▶ [MATERIAL FOR THE TASK]
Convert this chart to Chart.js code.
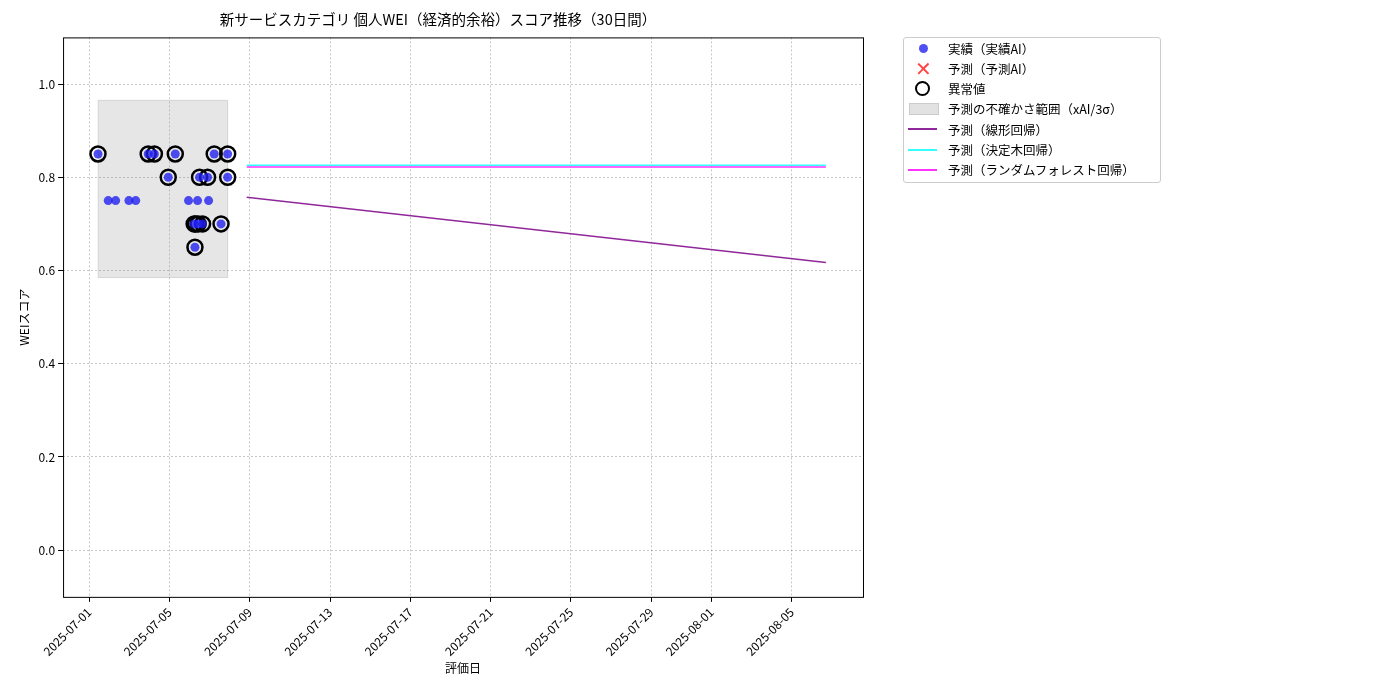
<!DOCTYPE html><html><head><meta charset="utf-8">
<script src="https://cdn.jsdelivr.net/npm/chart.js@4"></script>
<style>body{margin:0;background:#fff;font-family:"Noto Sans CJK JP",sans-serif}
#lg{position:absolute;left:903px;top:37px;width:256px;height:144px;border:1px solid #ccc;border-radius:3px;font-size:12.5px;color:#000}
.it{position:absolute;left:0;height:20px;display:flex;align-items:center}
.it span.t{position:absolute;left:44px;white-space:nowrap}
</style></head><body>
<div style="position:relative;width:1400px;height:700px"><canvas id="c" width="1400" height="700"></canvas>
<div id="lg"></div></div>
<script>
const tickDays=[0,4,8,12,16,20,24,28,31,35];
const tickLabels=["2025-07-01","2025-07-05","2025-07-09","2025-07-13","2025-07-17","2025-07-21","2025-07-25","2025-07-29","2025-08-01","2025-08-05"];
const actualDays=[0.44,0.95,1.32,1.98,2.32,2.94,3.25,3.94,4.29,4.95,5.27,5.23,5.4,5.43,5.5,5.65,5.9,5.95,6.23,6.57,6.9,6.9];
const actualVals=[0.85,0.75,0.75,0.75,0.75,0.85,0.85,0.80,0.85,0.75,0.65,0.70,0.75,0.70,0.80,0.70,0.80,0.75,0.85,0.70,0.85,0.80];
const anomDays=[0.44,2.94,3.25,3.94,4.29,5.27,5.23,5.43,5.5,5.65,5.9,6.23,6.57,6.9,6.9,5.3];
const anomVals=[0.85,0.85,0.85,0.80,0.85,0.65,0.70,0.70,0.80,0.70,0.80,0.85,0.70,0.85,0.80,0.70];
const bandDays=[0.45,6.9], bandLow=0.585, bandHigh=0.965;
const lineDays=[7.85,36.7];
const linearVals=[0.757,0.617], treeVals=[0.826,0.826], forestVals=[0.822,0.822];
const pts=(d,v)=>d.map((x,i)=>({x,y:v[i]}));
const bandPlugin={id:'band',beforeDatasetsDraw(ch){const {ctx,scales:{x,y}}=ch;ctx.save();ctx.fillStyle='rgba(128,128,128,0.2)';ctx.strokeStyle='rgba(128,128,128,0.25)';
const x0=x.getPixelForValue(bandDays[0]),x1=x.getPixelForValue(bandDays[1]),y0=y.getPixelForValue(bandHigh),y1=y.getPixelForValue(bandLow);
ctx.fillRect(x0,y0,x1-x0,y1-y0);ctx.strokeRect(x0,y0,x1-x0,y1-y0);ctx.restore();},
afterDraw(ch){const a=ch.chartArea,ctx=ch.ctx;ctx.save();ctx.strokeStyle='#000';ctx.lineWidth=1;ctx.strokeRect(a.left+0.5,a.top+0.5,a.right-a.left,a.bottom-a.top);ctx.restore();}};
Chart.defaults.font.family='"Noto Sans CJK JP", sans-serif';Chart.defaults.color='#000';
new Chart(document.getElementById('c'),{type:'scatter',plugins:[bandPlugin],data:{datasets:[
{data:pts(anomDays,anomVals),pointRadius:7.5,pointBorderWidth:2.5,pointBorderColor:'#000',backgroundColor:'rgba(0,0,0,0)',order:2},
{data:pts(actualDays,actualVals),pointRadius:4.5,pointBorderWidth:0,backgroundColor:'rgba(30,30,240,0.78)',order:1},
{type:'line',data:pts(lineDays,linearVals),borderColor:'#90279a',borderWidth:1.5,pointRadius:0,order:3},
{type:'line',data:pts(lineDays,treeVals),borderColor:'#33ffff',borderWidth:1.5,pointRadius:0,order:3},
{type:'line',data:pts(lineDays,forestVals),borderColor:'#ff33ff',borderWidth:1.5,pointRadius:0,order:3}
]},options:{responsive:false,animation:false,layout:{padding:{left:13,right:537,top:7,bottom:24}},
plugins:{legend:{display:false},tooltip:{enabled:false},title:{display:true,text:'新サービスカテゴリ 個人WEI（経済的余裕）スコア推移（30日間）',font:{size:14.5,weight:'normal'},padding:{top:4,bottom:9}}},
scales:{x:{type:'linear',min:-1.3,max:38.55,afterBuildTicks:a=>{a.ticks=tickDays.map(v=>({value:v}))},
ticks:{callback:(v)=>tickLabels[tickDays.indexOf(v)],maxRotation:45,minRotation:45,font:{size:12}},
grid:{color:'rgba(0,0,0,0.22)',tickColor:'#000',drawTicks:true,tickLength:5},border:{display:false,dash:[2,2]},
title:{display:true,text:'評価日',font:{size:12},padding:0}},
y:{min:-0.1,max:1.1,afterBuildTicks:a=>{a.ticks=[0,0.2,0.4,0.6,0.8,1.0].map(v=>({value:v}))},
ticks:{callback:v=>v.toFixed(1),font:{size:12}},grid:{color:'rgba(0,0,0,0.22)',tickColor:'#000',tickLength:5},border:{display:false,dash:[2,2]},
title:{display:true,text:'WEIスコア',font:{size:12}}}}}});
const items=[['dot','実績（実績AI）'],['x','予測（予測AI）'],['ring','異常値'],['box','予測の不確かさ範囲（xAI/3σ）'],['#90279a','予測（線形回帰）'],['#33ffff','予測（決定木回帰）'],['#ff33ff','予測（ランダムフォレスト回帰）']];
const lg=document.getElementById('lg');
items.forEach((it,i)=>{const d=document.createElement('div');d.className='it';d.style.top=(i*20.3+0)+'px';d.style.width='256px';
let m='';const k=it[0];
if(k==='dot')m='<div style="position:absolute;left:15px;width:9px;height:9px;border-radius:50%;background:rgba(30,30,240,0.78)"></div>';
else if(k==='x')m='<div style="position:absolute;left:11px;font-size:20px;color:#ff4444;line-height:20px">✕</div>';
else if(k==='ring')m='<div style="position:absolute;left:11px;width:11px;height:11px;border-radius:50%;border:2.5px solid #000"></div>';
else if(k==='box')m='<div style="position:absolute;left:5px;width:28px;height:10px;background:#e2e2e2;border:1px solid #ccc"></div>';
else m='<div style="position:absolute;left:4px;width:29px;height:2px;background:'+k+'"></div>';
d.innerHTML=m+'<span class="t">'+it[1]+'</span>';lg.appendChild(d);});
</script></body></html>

==

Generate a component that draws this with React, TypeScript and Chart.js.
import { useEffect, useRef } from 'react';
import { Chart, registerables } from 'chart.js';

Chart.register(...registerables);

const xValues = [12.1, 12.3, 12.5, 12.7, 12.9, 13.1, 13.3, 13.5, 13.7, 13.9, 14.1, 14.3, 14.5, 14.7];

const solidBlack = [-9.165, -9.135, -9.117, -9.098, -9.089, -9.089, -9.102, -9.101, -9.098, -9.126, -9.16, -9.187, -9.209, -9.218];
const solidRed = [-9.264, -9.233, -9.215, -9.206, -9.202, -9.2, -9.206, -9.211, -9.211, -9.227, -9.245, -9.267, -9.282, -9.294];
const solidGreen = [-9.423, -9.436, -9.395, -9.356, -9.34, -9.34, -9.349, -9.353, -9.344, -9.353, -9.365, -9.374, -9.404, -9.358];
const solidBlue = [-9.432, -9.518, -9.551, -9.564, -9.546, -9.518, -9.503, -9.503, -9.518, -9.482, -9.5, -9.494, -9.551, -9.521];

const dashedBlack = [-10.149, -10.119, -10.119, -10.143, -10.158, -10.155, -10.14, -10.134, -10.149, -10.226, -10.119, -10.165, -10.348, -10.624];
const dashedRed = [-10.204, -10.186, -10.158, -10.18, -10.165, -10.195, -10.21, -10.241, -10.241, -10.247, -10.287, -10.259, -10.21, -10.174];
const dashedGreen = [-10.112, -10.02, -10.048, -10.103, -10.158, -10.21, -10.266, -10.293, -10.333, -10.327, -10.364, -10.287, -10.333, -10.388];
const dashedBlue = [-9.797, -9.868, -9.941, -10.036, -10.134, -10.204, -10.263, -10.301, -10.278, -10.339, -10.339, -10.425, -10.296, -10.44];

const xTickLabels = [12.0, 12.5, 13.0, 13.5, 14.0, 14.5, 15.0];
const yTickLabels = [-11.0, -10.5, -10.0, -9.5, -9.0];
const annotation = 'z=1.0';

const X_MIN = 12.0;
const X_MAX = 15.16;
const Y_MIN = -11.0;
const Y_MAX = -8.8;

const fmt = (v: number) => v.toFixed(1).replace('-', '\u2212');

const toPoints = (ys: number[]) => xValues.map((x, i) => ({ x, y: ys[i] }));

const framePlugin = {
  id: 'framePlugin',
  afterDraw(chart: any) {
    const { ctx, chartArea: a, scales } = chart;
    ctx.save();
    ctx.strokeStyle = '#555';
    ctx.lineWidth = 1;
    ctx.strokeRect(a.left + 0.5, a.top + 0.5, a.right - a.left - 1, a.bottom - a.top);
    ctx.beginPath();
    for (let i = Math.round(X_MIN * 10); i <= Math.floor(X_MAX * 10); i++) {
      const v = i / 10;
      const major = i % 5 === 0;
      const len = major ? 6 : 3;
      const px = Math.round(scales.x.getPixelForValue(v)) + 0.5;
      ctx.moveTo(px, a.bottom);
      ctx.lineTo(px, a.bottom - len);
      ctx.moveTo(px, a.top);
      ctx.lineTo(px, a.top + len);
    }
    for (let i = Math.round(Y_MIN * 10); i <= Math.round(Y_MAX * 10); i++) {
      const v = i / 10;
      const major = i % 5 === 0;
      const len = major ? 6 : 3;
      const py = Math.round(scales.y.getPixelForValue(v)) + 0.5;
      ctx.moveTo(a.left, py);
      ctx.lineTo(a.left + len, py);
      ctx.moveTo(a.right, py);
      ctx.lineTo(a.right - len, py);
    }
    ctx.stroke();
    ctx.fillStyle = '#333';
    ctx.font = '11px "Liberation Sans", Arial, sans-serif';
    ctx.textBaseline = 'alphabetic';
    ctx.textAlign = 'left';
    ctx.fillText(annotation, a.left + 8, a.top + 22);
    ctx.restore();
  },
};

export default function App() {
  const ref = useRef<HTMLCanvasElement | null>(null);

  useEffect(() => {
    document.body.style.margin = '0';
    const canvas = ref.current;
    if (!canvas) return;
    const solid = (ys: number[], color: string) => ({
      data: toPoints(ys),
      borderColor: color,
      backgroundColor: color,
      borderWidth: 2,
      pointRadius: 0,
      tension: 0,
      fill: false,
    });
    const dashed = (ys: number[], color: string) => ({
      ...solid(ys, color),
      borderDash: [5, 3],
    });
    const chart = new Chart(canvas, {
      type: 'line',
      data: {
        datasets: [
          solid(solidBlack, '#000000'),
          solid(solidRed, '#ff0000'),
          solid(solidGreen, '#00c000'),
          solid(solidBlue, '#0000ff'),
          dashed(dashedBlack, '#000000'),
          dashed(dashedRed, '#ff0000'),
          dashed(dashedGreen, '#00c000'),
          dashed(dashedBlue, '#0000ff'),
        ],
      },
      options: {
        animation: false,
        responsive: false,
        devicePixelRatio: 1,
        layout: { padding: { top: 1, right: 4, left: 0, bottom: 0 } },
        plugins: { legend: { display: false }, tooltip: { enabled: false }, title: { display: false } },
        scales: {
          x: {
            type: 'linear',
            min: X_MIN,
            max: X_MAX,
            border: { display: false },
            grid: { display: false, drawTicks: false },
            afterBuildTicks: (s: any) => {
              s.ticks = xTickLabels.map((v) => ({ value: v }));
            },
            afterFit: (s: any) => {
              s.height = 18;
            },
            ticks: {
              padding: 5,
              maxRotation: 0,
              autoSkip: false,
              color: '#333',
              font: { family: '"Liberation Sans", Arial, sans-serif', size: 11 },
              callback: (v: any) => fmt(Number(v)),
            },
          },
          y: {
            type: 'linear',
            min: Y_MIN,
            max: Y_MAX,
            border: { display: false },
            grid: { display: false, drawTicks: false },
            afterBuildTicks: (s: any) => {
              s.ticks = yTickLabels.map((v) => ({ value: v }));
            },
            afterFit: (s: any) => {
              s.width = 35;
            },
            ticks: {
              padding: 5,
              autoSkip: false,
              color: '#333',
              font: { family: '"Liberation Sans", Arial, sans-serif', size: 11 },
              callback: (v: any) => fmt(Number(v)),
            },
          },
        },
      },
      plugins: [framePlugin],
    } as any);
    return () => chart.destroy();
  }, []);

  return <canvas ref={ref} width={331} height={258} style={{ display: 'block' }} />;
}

▶ [AIM OF THE TASK] Tell how many lines in the material contain the word "this". Only the number is wanted.

▶ [EXERCISE RESULT] 2